Hacker News new | ask | show | jobs
by xnyhps 3381 days ago
Suppose I include 'ü': LATIN SMALL LETTER U WITH DIAERESIS in my password. I switch to a different browser/OS/language and now when I enter "ü" I get 'u': LATIN SMALL LETTER U + ' ̈': COMBINING DIAERESIS. I can't log in anymore, though what I do is identical and defined to be equivalent. Especially if the password is hashed before comparing it, you can't treat it as just a sequence of bytes.

You don't need to use IDNA for this, though. There are standards specifically for dealing with Unicode passwords, such as SASLprep (RFC 4013) and PRECIS (RFC 7564).

1 comments

I would not actually disallow these characters, but you may warn the user about the existance of problematic characters in their password of choice.

If I want to use äöüßÄÖÜẞ because I'm confident that I can properly type them on all devices I'll need to type then, then let me. It's not your concern what method of input I'm using.

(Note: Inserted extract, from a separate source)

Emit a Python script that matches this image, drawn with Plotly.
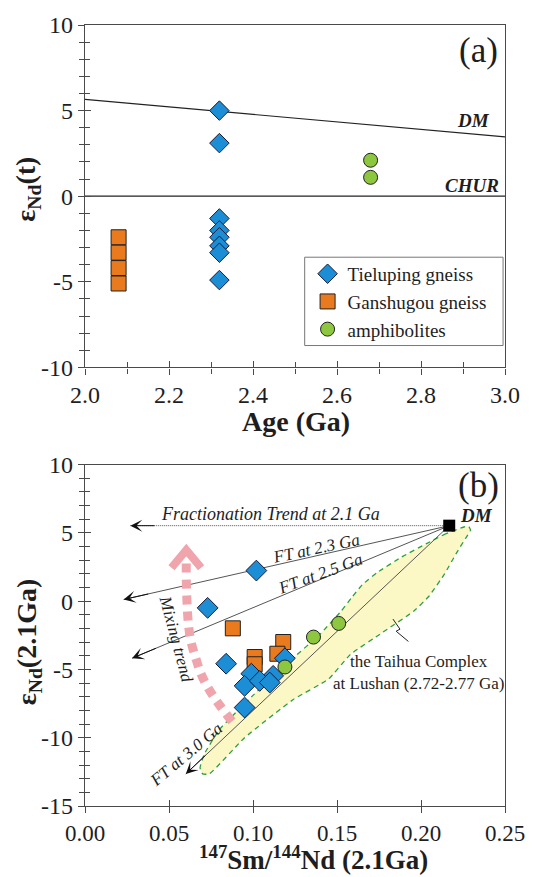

And maybe, just maybe, using latin characters is actually more of a hassle for a user anyway. (I think the risk of that occoring is low, but still. At the moment, it's a self-fulfilling prophecy that all users have proper method to input atin script available. We simply force them to have one.)

Edit: And the confusion is also possible with just latin characters. U+0430 looks exactly like "a", but has a different code point and thus ruins the hash.